## START

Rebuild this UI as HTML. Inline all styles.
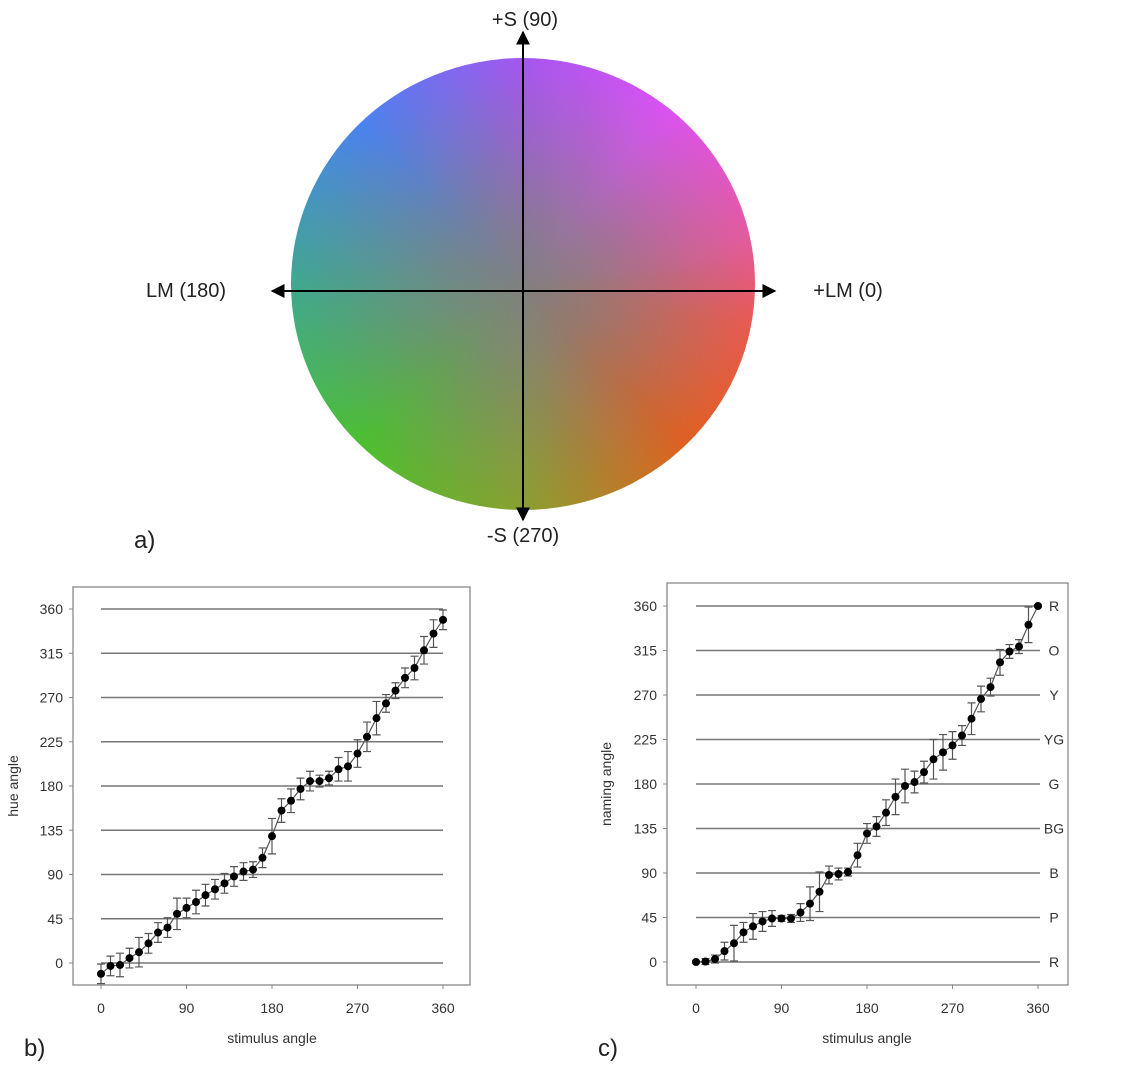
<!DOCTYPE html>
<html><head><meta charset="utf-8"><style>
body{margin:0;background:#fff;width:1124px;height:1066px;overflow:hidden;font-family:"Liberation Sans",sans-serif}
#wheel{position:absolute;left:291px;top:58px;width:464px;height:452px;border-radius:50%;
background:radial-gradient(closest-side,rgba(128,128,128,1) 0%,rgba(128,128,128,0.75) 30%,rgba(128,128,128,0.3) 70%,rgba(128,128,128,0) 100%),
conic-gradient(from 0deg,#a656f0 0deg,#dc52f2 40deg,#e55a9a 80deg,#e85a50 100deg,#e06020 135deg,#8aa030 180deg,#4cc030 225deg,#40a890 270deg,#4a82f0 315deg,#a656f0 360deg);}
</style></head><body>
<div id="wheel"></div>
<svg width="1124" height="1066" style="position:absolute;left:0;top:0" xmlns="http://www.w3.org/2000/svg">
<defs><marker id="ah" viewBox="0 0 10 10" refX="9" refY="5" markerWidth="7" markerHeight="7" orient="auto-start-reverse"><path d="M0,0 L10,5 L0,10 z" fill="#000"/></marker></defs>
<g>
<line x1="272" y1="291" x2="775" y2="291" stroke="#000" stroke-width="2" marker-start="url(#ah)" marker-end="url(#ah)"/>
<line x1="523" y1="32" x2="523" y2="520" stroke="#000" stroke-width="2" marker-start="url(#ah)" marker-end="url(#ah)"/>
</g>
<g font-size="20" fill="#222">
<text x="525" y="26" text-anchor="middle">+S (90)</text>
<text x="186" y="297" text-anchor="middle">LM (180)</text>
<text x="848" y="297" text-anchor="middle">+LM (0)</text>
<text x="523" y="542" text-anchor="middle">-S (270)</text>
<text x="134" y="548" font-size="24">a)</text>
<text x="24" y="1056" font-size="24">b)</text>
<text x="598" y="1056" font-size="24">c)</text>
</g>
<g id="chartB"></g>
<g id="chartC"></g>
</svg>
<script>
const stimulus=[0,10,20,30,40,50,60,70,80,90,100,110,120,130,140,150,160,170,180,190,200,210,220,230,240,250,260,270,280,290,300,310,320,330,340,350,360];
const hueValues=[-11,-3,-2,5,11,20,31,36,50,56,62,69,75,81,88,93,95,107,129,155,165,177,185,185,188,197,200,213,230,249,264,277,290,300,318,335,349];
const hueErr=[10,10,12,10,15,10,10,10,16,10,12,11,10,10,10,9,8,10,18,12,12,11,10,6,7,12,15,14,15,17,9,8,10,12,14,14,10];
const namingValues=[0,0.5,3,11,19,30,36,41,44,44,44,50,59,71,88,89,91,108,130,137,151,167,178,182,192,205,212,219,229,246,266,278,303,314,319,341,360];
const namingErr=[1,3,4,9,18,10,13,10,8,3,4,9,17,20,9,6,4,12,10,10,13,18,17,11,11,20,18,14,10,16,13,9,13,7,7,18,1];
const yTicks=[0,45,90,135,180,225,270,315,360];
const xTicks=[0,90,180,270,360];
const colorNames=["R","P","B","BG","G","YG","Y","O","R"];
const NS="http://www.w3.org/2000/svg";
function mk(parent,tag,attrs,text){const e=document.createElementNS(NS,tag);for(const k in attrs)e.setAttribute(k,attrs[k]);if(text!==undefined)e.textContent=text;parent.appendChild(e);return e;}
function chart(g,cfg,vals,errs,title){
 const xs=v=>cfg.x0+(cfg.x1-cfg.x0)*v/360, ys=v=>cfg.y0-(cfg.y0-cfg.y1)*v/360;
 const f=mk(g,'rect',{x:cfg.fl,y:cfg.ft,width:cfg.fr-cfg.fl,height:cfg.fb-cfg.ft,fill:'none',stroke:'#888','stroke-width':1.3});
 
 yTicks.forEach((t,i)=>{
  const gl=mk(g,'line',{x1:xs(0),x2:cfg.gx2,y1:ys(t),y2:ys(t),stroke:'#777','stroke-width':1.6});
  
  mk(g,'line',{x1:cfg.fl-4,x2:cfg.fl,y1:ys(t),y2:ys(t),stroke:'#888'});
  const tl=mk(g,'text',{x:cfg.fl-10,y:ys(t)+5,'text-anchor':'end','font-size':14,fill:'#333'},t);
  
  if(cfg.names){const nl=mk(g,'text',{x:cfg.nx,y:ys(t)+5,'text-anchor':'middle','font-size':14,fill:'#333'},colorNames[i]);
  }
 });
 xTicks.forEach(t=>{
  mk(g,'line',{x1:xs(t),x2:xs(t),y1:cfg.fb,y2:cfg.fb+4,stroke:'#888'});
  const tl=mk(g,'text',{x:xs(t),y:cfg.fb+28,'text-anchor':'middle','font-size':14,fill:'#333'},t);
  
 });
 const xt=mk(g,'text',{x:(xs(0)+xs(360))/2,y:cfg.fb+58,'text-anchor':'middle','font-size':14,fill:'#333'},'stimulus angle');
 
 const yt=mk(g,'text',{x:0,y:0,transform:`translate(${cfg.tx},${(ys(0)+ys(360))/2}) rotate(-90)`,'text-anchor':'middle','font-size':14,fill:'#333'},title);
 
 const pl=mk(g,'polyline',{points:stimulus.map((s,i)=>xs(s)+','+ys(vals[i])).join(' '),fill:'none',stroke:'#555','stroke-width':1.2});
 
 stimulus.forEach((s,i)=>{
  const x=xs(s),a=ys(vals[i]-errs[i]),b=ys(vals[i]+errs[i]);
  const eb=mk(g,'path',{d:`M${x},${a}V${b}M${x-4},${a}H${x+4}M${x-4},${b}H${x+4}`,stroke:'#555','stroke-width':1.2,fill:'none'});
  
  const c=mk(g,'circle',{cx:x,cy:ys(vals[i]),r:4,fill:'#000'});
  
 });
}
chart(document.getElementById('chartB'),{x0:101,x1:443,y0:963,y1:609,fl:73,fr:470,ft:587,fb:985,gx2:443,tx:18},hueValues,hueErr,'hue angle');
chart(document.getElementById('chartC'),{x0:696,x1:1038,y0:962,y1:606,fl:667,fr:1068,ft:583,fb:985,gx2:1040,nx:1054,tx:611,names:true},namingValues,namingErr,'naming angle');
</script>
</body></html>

## END

**WHAT IS EXPECTED**
Extract the full listing above verbatim; pictures are to be left out of the copy.

**ANSWER TO THIS PROBLEM**
Rebuild this UI as HTML. Inline all styles.
<!DOCTYPE html>
<html><head><meta charset="utf-8"><style>
body{margin:0;background:#fff;width:1124px;height:1066px;overflow:hidden;font-family:"Liberation Sans",sans-serif}
#wheel{position:absolute;left:291px;top:58px;width:464px;height:452px;border-radius:50%;
background:radial-gradient(closest-side,rgba(128,128,128,1) 0%,rgba(128,128,128,0.75) 30%,rgba(128,128,128,0.3) 70%,rgba(128,128,128,0) 100%),
conic-gradient(from 0deg,#a656f0 0deg,#dc52f2 40deg,#e55a9a 80deg,#e85a50 100deg,#e06020 135deg,#8aa030 180deg,#4cc030 225deg,#40a890 270deg,#4a82f0 315deg,#a656f0 360deg);}
</style></head><body>
<div id="wheel"></div>
<svg width="1124" height="1066" style="position:absolute;left:0;top:0" xmlns="http://www.w3.org/2000/svg">
<defs><marker id="ah" viewBox="0 0 10 10" refX="9" refY="5" markerWidth="7" markerHeight="7" orient="auto-start-reverse"><path d="M0,0 L10,5 L0,10 z" fill="#000"/></marker></defs>
<g>
<line x1="272" y1="291" x2="775" y2="291" stroke="#000" stroke-width="2" marker-start="url(#ah)" marker-end="url(#ah)"/>
<line x1="523" y1="32" x2="523" y2="520" stroke="#000" stroke-width="2" marker-start="url(#ah)" marker-end="url(#ah)"/>
</g>
<g font-size="20" fill="#222">
<text x="525" y="26" text-anchor="middle">+S (90)</text>
<text x="186" y="297" text-anchor="middle">LM (180)</text>
<text x="848" y="297" text-anchor="middle">+LM (0)</text>
<text x="523" y="542" text-anchor="middle">-S (270)</text>
<text x="134" y="548" font-size="24">a)</text>
<text x="24" y="1056" font-size="24">b)</text>
<text x="598" y="1056" font-size="24">c)</text>
</g>
<g id="chartB"></g>
<g id="chartC"></g>
</svg>
<script>
const stimulus=[0,10,20,30,40,50,60,70,80,90,100,110,120,130,140,150,160,170,180,190,200,210,220,230,240,250,260,270,280,290,300,310,320,330,340,350,360];
const hueValues=[-11,-3,-2,5,11,20,31,36,50,56,62,69,75,81,88,93,95,107,129,155,165,177,185,185,188,197,200,213,230,249,264,277,290,300,318,335,349];
const hueErr=[10,10,12,10,15,10,10,10,16,10,12,11,10,10,10,9,8,10,18,12,12,11,10,6,7,12,15,14,15,17,9,8,10,12,14,14,10];
const namingValues=[0,0.5,3,11,19,30,36,41,44,44,44,50,59,71,88,89,91,108,130,137,151,167,178,182,192,205,212,219,229,246,266,278,303,314,319,341,360];
const namingErr=[1,3,4,9,18,10,13,10,8,3,4,9,17,20,9,6,4,12,10,10,13,18,17,11,11,20,18,14,10,16,13,9,13,7,7,18,1];
const yTicks=[0,45,90,135,180,225,270,315,360];
const xTicks=[0,90,180,270,360];
const colorNames=["R","P","B","BG","G","YG","Y","O","R"];
const NS="http://www.w3.org/2000/svg";
function mk(parent,tag,attrs,text){const e=document.createElementNS(NS,tag);for(const k in attrs)e.setAttribute(k,attrs[k]);if(text!==undefined)e.textContent=text;parent.appendChild(e);return e;}
function chart(g,cfg,vals,errs,title){
 const xs=v=>cfg.x0+(cfg.x1-cfg.x0)*v/360, ys=v=>cfg.y0-(cfg.y0-cfg.y1)*v/360;
 const f=mk(g,'rect',{x:cfg.fl,y:cfg.ft,width:cfg.fr-cfg.fl,height:cfg.fb-cfg.ft,fill:'none',stroke:'#888','stroke-width':1.3});
 
 yTicks.forEach((t,i)=>{
  const gl=mk(g,'line',{x1:xs(0),x2:cfg.gx2,y1:ys(t),y2:ys(t),stroke:'#777','stroke-width':1.6});
  
  mk(g,'line',{x1:cfg.fl-4,x2:cfg.fl,y1:ys(t),y2:ys(t),stroke:'#888'});
  const tl=mk(g,'text',{x:cfg.fl-10,y:ys(t)+5,'text-anchor':'end','font-size':14,fill:'#333'},t);
  
  if(cfg.names){const nl=mk(g,'text',{x:cfg.nx,y:ys(t)+5,'text-anchor':'middle','font-size':14,fill:'#333'},colorNames[i]);
  }
 });
 xTicks.forEach(t=>{
  mk(g,'line',{x1:xs(t),x2:xs(t),y1:cfg.fb,y2:cfg.fb+4,stroke:'#888'});
  const tl=mk(g,'text',{x:xs(t),y:cfg.fb+28,'text-anchor':'middle','font-size':14,fill:'#333'},t);
  
 });
 const xt=mk(g,'text',{x:(xs(0)+xs(360))/2,y:cfg.fb+58,'text-anchor':'middle','font-size':14,fill:'#333'},'stimulus angle');
 
 const yt=mk(g,'text',{x:0,y:0,transform:`translate(${cfg.tx},${(ys(0)+ys(360))/2}) rotate(-90)`,'text-anchor':'middle','font-size':14,fill:'#333'},title);
 
 const pl=mk(g,'polyline',{points:stimulus.map((s,i)=>xs(s)+','+ys(vals[i])).join(' '),fill:'none',stroke:'#555','stroke-width':1.2});
 
 stimulus.forEach((s,i)=>{
  const x=xs(s),a=ys(vals[i]-errs[i]),b=ys(vals[i]+errs[i]);
  const eb=mk(g,'path',{d:`M${x},${a}V${b}M${x-4},${a}H${x+4}M${x-4},${b}H${x+4}`,stroke:'#555','stroke-width':1.2,fill:'none'});
  
  const c=mk(g,'circle',{cx:x,cy:ys(vals[i]),r:4,fill:'#000'});
  
 });
}
chart(document.getElementById('chartB'),{x0:101,x1:443,y0:963,y1:609,fl:73,fr:470,ft:587,fb:985,gx2:443,tx:18},hueValues,hueErr,'hue angle');
chart(document.getElementById('chartC'),{x0:696,x1:1038,y0:962,y1:606,fl:667,fr:1068,ft:583,fb:985,gx2:1040,nx:1054,tx:611,names:true},namingValues,namingErr,'naming angle');
</script>
</body></html>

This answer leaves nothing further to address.